━━━ Information shown ━━━

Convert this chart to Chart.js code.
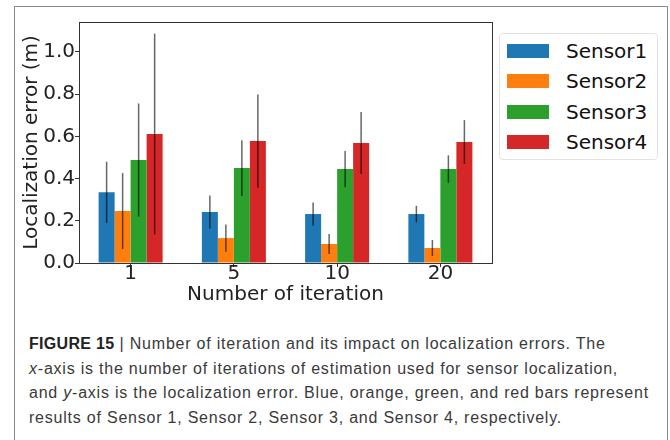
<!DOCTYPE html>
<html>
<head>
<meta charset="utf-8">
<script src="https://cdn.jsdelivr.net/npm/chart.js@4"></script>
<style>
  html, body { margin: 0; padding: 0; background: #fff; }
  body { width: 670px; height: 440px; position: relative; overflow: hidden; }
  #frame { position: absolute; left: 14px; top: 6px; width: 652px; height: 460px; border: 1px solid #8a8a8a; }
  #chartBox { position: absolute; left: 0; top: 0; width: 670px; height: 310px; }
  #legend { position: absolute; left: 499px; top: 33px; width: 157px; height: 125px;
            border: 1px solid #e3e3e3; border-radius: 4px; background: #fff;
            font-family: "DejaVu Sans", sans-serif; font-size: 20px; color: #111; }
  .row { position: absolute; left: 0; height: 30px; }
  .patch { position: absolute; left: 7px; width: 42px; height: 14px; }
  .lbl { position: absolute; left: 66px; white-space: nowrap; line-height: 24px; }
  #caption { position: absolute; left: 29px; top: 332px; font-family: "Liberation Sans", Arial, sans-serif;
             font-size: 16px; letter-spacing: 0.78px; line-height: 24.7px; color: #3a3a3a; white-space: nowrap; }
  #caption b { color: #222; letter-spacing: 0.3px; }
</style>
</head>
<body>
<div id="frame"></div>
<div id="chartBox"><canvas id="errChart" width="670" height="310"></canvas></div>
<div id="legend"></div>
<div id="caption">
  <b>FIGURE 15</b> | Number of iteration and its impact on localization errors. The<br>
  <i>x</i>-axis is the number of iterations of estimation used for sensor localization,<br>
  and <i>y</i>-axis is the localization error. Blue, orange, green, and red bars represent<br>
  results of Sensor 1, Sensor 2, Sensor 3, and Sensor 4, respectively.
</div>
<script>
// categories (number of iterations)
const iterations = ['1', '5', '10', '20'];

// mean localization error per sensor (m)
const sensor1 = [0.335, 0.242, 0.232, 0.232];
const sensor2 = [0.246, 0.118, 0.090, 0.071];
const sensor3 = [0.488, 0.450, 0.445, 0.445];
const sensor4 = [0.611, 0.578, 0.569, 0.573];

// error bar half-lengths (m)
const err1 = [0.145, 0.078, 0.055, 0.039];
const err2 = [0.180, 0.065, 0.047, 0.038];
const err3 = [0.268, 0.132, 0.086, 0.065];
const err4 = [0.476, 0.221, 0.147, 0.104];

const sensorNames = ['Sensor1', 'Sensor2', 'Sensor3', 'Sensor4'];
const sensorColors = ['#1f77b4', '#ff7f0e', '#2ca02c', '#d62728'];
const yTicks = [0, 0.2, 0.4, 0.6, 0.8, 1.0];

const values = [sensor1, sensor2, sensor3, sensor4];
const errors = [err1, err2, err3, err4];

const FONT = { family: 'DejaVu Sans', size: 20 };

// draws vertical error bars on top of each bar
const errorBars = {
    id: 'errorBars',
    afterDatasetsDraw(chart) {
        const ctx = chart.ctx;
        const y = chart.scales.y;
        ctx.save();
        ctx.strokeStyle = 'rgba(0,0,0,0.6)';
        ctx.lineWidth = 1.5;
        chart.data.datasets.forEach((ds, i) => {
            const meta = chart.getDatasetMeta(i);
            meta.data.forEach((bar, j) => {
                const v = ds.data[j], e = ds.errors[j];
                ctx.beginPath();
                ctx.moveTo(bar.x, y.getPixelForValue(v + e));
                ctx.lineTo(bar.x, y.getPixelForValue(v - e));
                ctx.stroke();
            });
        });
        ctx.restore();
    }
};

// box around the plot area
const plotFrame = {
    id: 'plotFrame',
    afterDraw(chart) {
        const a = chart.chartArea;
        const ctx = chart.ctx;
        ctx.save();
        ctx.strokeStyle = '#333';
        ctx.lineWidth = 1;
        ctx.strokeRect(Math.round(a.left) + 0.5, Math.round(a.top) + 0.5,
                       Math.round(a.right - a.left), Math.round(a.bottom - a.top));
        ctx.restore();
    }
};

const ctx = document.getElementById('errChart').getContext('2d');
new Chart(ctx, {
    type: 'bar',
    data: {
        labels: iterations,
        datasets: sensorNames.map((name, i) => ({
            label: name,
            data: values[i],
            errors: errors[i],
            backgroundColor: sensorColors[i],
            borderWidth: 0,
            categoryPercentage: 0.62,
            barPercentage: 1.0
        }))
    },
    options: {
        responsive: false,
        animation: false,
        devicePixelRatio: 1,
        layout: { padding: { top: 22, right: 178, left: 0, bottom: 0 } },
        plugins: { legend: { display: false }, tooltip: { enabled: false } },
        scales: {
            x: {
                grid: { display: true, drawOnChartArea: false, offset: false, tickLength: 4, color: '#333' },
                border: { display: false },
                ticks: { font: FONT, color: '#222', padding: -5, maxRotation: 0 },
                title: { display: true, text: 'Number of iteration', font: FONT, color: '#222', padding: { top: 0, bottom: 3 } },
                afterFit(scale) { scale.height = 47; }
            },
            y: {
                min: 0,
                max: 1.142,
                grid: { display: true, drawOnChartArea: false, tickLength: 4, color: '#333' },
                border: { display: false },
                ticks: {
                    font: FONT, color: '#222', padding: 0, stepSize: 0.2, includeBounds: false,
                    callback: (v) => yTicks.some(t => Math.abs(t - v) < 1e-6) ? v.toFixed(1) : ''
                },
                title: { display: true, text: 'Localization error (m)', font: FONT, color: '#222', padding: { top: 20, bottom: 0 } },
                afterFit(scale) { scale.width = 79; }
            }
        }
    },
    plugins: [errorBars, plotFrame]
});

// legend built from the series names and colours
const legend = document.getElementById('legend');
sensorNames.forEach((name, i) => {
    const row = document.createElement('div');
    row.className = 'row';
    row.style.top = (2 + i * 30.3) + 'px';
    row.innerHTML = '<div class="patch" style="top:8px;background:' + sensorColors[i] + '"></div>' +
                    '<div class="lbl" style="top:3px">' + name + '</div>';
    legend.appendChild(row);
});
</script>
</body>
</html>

━━━

**Stated task**
The listing above must be printed again exactly, minus its pictures.

**Written solution**
Convert this chart to Chart.js code.
<!DOCTYPE html>
<html>
<head>
<meta charset="utf-8">
<script src="https://cdn.jsdelivr.net/npm/chart.js@4"></script>
<style>
  html, body { margin: 0; padding: 0; background: #fff; }
  body { width: 670px; height: 440px; position: relative; overflow: hidden; }
  #frame { position: absolute; left: 14px; top: 6px; width: 652px; height: 460px; border: 1px solid #8a8a8a; }
  #chartBox { position: absolute; left: 0; top: 0; width: 670px; height: 310px; }
  #legend { position: absolute; left: 499px; top: 33px; width: 157px; height: 125px;
            border: 1px solid #e3e3e3; border-radius: 4px; background: #fff;
            font-family: "DejaVu Sans", sans-serif; font-size: 20px; color: #111; }
  .row { position: absolute; left: 0; height: 30px; }
  .patch { position: absolute; left: 7px; width: 42px; height: 14px; }
  .lbl { position: absolute; left: 66px; white-space: nowrap; line-height: 24px; }
  #caption { position: absolute; left: 29px; top: 332px; font-family: "Liberation Sans", Arial, sans-serif;
             font-size: 16px; letter-spacing: 0.78px; line-height: 24.7px; color: #3a3a3a; white-space: nowrap; }
  #caption b { color: #222; letter-spacing: 0.3px; }
</style>
</head>
<body>
<div id="frame"></div>
<div id="chartBox"><canvas id="errChart" width="670" height="310"></canvas></div>
<div id="legend"></div>
<div id="caption">
  <b>FIGURE 15</b> | Number of iteration and its impact on localization errors. The<br>
  <i>x</i>-axis is the number of iterations of estimation used for sensor localization,<br>
  and <i>y</i>-axis is the localization error. Blue, orange, green, and red bars represent<br>
  results of Sensor 1, Sensor 2, Sensor 3, and Sensor 4, respectively.
</div>
<script>
// categories (number of iterations)
const iterations = ['1', '5', '10', '20'];

// mean localization error per sensor (m)
const sensor1 = [0.335, 0.242, 0.232, 0.232];
const sensor2 = [0.246, 0.118, 0.090, 0.071];
const sensor3 = [0.488, 0.450, 0.445, 0.445];
const sensor4 = [0.611, 0.578, 0.569, 0.573];

// error bar half-lengths (m)
const err1 = [0.145, 0.078, 0.055, 0.039];
const err2 = [0.180, 0.065, 0.047, 0.038];
const err3 = [0.268, 0.132, 0.086, 0.065];
const err4 = [0.476, 0.221, 0.147, 0.104];

const sensorNames = ['Sensor1', 'Sensor2', 'Sensor3', 'Sensor4'];
const sensorColors = ['#1f77b4', '#ff7f0e', '#2ca02c', '#d62728'];
const yTicks = [0, 0.2, 0.4, 0.6, 0.8, 1.0];

const values = [sensor1, sensor2, sensor3, sensor4];
const errors = [err1, err2, err3, err4];

const FONT = { family: 'DejaVu Sans', size: 20 };

// draws vertical error bars on top of each bar
const errorBars = {
    id: 'errorBars',
    afterDatasetsDraw(chart) {
        const ctx = chart.ctx;
        const y = chart.scales.y;
        ctx.save();
        ctx.strokeStyle = 'rgba(0,0,0,0.6)';
        ctx.lineWidth = 1.5;
        chart.data.datasets.forEach((ds, i) => {
            const meta = chart.getDatasetMeta(i);
            meta.data.forEach((bar, j) => {
                const v = ds.data[j], e = ds.errors[j];
                ctx.beginPath();
                ctx.moveTo(bar.x, y.getPixelForValue(v + e));
                ctx.lineTo(bar.x, y.getPixelForValue(v - e));
                ctx.stroke();
            });
        });
        ctx.restore();
    }
};

// box around the plot area
const plotFrame = {
    id: 'plotFrame',
    afterDraw(chart) {
        const a = chart.chartArea;
        const ctx = chart.ctx;
        ctx.save();
        ctx.strokeStyle = '#333';
        ctx.lineWidth = 1;
        ctx.strokeRect(Math.round(a.left) + 0.5, Math.round(a.top) + 0.5,
                       Math.round(a.right - a.left), Math.round(a.bottom - a.top));
        ctx.restore();
    }
};

const ctx = document.getElementById('errChart').getContext('2d');
new Chart(ctx, {
    type: 'bar',
    data: {
        labels: iterations,
        datasets: sensorNames.map((name, i) => ({
            label: name,
            data: values[i],
            errors: errors[i],
            backgroundColor: sensorColors[i],
            borderWidth: 0,
            categoryPercentage: 0.62,
            barPercentage: 1.0
        }))
    },
    options: {
        responsive: false,
        animation: false,
        devicePixelRatio: 1,
        layout: { padding: { top: 22, right: 178, left: 0, bottom: 0 } },
        plugins: { legend: { display: false }, tooltip: { enabled: false } },
        scales: {
            x: {
                grid: { display: true, drawOnChartArea: false, offset: false, tickLength: 4, color: '#333' },
                border: { display: false },
                ticks: { font: FONT, color: '#222', padding: -5, maxRotation: 0 },
                title: { display: true, text: 'Number of iteration', font: FONT, color: '#222', padding: { top: 0, bottom: 3 } },
                afterFit(scale) { scale.height = 47; }
            },
            y: {
                min: 0,
                max: 1.142,
                grid: { display: true, drawOnChartArea: false, tickLength: 4, color: '#333' },
                border: { display: false },
                ticks: {
                    font: FONT, color: '#222', padding: 0, stepSize: 0.2, includeBounds: false,
                    callback: (v) => yTicks.some(t => Math.abs(t - v) < 1e-6) ? v.toFixed(1) : ''
                },
                title: { display: true, text: 'Localization error (m)', font: FONT, color: '#222', padding: { top: 20, bottom: 0 } },
                afterFit(scale) { scale.width = 79; }
            }
        }
    },
    plugins: [errorBars, plotFrame]
});

// legend built from the series names and colours
const legend = document.getElementById('legend');
sensorNames.forEach((name, i) => {
    const row = document.createElement('div');
    row.className = 'row';
    row.style.top = (2 + i * 30.3) + 'px';
    row.innerHTML = '<div class="patch" style="top:8px;background:' + sensorColors[i] + '"></div>' +
                    '<div class="lbl" style="top:3px">' + name + '</div>';
    legend.appendChild(row);
});
</script>
</body>
</html>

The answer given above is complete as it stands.